# [PC] Multi-Monitor Gaming



## Lenny (Dec 24, 2010)

Does anyone indulge?

I've had two monitors for a few years now (I've got a third, but it doesn't work completely), but I've never really bothered with multi-monitor gaming.

Apart from the odd session on *Guild Wars* every now and then, I used to be a console gamer. However, Steam, in its quest to bankrupt me, has forced me into buying a number of PC games which, at low, low prices, were almost unavoidable (luckily, I've found a way to use a PS3 controller with games on my PC, so everything works out fine).

Booting up one of these games yesterday (*Burnout Paradise*), I discovered that it supports up to three monitors, so I duly set it to use both of mine and proceeded to be disappointed.

You see, in XP, there was a mode called "horizontal span" which treated your multiple monitors as one, very wide monitor (so two 1920x1200 monitors effectively became one 3840x1200 monitor). In Vista and Windows 7, however, this option doesn't exist, and instead we make do with "Extend desktop", which treats your second monitor as an extra, separate monitor. Now as multi-monitor games require horizontal span (or, at least, 3rd party hardware that supports it), you can't game with multiple monitors in Vista or Windows 7.

However, there is a software workaround: SoftTH. It tricks the game into using a multi-monitor resolution (3840x1200, in my case) and then renders the extended picture on the graphics card and splits it into n slices (one for each monitor).

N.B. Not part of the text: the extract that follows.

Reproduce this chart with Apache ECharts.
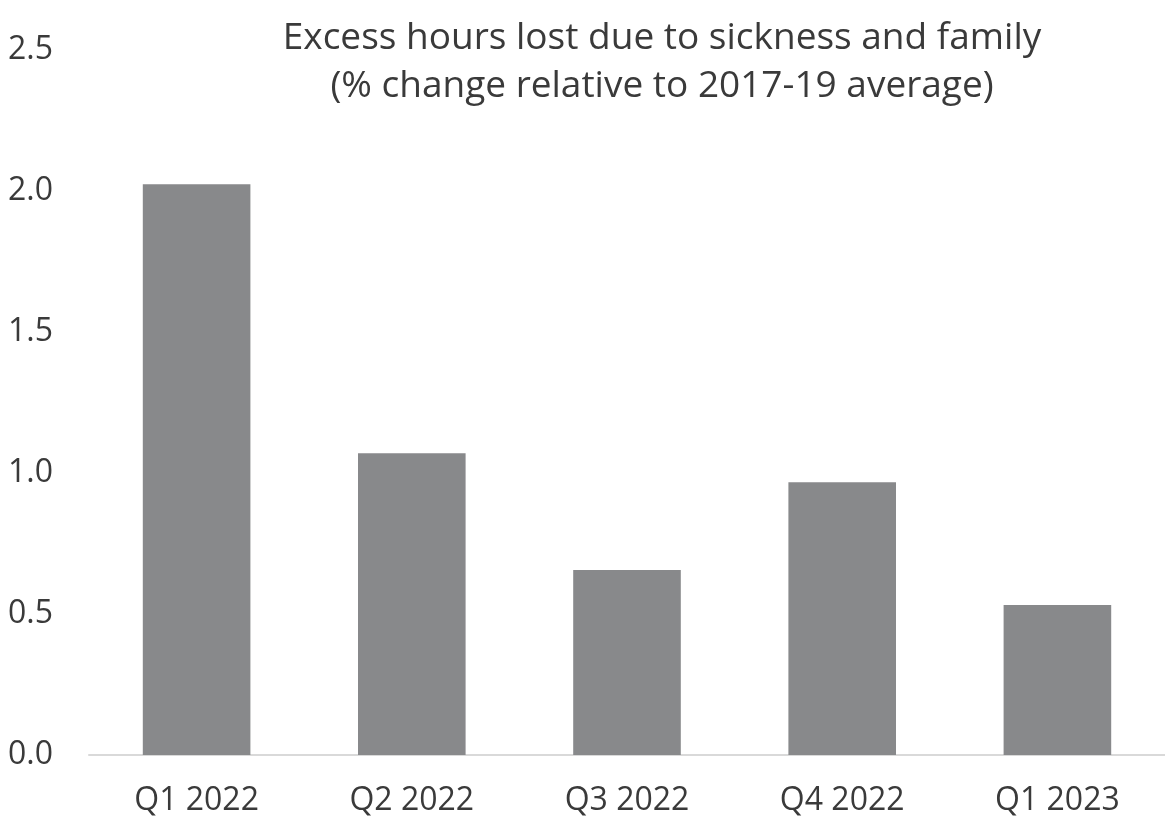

The results, whilst varied, are not at all bad. For games like Burnout, which support multiple monitors, it works incredibly well. For games without multiple monitor support, it's hit and miss.

A few that I've tried (the picture quality isn't great, but you get the idea):

*Guild Wars*






*Burnout: Paradise*





*Dead Space*





*Half Life: Source*





*Left 4 Dead*





Sure, the crosshair is caught on either side of the outrageous bezels, but at least I know where it is at all times!

Anyway, it's incredibly easy to achieve, so I thought I'd share it with people.

Some games refuse to work (*Mass Effect* and *BioShock* are two that I've tried that didn't work), but for alpha software, that's to be expected.


----------